### DATA LINES
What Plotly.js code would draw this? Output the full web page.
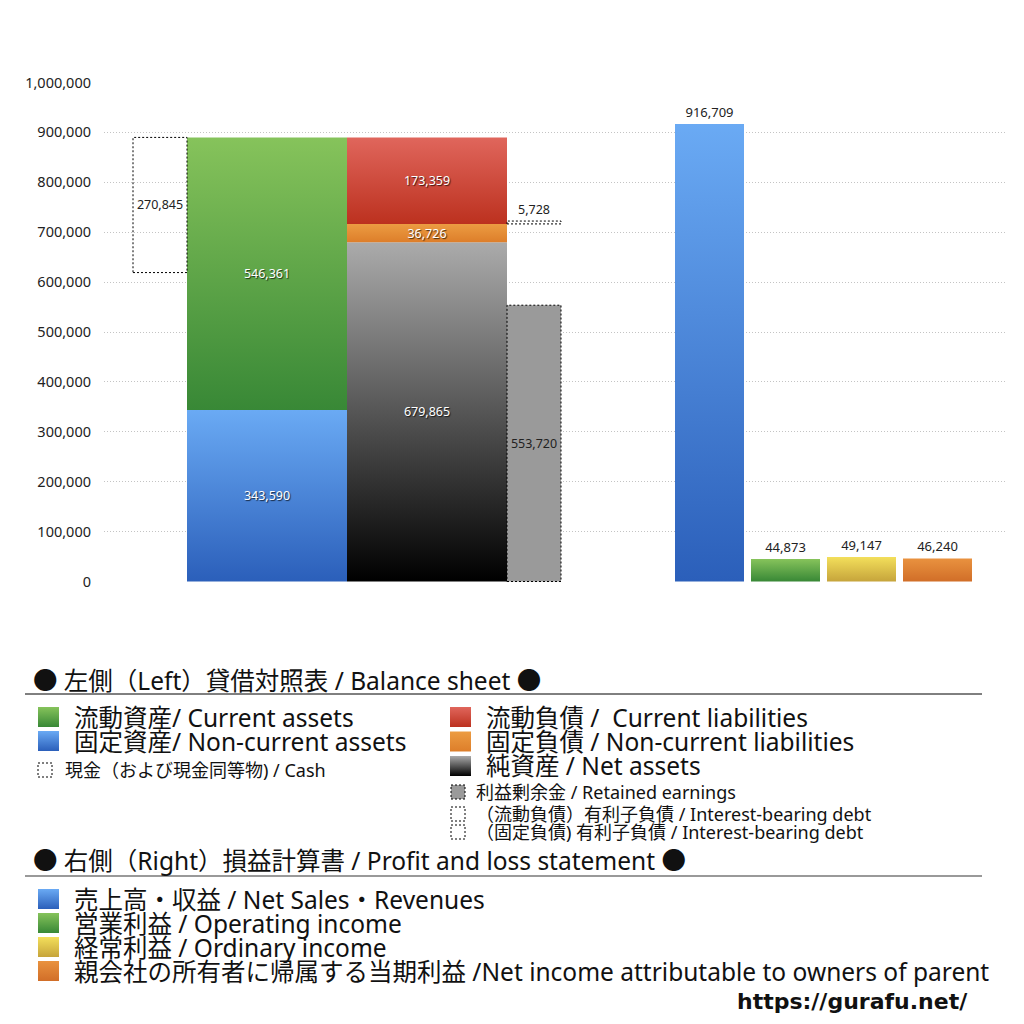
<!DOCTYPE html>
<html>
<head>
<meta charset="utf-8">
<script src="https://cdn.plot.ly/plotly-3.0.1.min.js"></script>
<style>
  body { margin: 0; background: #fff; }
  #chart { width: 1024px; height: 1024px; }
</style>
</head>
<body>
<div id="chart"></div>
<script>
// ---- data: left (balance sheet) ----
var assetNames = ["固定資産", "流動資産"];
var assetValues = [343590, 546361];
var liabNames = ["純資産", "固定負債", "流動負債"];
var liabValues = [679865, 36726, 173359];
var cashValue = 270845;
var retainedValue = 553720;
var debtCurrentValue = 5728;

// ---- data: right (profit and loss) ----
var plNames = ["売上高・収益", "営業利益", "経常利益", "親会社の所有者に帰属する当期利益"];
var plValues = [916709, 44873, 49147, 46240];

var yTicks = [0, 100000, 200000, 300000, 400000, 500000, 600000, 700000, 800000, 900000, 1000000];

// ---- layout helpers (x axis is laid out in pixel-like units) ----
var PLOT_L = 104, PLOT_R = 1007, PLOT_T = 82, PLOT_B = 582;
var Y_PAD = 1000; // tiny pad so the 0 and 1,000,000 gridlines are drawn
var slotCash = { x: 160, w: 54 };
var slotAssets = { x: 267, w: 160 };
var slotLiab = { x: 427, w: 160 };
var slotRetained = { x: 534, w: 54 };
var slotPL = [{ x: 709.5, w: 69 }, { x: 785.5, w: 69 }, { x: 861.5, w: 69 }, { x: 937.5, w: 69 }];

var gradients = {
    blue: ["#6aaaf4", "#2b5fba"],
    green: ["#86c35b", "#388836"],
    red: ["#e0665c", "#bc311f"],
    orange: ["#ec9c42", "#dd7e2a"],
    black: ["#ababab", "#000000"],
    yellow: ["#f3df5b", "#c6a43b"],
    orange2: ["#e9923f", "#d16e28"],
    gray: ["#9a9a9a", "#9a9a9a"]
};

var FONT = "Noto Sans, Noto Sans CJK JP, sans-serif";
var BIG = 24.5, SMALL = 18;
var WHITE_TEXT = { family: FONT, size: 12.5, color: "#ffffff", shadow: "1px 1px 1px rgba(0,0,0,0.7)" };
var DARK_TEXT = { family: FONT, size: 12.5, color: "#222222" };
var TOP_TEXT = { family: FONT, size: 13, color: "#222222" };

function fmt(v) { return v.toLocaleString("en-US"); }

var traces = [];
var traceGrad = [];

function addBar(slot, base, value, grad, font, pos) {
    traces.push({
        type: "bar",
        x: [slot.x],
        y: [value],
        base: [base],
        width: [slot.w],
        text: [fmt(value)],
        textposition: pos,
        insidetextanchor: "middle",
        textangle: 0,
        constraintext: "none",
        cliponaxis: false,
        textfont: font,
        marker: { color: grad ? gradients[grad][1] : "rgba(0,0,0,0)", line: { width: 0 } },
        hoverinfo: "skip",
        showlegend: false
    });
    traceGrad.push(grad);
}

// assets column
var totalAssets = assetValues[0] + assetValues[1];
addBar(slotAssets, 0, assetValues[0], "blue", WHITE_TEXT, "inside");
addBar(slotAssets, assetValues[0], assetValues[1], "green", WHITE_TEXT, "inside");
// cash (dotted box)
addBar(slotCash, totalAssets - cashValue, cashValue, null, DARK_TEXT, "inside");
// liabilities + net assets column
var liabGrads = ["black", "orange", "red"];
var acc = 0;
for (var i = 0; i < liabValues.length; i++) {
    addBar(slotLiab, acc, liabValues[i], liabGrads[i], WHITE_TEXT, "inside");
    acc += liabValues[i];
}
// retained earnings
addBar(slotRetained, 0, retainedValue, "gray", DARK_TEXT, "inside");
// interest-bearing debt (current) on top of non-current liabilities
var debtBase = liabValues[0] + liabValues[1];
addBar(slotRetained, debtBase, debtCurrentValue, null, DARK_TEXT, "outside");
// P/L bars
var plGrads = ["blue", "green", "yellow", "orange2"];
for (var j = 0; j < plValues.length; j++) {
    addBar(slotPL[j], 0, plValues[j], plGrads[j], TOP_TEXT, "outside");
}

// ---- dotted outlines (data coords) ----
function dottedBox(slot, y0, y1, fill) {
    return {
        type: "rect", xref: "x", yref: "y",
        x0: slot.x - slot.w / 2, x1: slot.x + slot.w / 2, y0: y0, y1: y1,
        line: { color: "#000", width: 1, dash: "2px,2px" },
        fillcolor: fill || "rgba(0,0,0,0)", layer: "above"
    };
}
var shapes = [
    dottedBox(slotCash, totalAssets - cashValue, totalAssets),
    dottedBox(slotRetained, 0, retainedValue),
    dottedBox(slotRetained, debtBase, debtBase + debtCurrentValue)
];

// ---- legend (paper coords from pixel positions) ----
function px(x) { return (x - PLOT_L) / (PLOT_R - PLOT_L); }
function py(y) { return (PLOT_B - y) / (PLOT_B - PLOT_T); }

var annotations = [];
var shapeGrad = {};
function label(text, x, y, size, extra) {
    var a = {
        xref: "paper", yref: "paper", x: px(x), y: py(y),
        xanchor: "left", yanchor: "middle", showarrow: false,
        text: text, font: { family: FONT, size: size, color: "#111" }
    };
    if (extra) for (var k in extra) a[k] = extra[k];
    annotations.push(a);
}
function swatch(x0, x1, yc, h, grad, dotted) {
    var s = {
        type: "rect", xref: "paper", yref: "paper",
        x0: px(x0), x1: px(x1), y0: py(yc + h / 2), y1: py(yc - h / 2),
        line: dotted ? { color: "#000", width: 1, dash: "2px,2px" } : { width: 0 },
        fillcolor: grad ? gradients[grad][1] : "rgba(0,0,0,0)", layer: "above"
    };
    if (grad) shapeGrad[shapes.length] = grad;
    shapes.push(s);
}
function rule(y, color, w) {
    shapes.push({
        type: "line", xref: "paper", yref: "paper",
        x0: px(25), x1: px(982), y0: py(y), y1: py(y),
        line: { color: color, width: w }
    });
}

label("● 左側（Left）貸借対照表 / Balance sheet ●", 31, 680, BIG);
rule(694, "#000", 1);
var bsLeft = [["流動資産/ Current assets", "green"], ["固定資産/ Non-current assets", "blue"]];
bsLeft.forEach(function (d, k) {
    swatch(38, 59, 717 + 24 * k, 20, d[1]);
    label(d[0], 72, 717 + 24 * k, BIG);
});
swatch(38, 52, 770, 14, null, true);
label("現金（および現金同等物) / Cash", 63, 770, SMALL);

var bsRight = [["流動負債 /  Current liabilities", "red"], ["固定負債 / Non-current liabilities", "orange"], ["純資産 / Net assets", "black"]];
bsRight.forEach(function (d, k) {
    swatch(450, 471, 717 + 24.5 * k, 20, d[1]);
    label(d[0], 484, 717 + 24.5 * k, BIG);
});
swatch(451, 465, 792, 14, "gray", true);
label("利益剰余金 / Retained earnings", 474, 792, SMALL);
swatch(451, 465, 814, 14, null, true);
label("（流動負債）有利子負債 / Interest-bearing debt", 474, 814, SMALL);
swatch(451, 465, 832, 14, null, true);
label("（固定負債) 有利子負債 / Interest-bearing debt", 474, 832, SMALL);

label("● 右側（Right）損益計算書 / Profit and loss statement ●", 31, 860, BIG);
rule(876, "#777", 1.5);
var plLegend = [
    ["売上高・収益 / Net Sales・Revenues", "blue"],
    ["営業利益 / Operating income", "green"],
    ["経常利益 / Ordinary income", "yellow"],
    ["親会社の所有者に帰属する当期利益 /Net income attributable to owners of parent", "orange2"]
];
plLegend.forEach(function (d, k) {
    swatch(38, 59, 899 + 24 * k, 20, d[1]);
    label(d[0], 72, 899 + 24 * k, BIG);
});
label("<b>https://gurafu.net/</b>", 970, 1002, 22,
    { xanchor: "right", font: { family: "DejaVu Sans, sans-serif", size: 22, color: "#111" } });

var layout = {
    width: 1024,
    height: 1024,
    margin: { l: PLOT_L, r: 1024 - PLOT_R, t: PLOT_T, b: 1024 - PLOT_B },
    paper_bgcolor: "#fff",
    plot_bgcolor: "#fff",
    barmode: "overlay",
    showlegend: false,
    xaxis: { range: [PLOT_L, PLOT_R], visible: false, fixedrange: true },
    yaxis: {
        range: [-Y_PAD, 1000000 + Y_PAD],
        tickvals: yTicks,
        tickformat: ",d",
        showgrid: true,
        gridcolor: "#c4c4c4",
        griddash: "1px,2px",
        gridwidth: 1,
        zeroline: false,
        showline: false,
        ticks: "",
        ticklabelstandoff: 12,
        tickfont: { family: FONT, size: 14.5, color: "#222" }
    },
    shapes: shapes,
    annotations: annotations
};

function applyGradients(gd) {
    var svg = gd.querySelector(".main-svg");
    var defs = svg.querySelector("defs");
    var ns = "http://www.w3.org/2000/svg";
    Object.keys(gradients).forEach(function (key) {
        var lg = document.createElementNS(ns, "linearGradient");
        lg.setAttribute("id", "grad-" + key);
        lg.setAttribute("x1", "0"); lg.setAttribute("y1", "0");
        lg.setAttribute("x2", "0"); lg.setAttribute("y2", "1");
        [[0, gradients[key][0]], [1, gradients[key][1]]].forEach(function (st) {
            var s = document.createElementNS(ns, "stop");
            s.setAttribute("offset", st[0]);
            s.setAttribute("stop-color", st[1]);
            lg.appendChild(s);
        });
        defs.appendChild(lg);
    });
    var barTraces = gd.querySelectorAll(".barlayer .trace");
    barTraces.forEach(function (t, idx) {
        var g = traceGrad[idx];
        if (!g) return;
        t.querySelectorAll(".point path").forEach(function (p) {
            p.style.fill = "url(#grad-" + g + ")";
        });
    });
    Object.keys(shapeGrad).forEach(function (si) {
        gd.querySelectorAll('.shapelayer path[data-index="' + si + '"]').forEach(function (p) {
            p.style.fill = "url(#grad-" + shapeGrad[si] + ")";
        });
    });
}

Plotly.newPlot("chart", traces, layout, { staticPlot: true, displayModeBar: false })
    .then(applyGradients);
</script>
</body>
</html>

### PROBLEM DESCRIPTION
Starting at the first line of the material, output exactly the lines up to and including the one with "var plValues = [916709, 44873, 49147, 46240];". Do not include the pictures.

### ANSWER
What Plotly.js code would draw this? Output the full web page.
<!DOCTYPE html>
<html>
<head>
<meta charset="utf-8">
<script src="https://cdn.plot.ly/plotly-3.0.1.min.js"></script>
<style>
  body { margin: 0; background: #fff; }
  #chart { width: 1024px; height: 1024px; }
</style>
</head>
<body>
<div id="chart"></div>
<script>
// ---- data: left (balance sheet) ----
var assetNames = ["固定資産", "流動資産"];
var assetValues = [343590, 546361];
var liabNames = ["純資産", "固定負債", "流動負債"];
var liabValues = [679865, 36726, 173359];
var cashValue = 270845;
var retainedValue = 553720;
var debtCurrentValue = 5728;

// ---- data: right (profit and loss) ----
var plNames = ["売上高・収益", "営業利益", "経常利益", "親会社の所有者に帰属する当期利益"];
var plValues = [916709, 44873, 49147, 46240];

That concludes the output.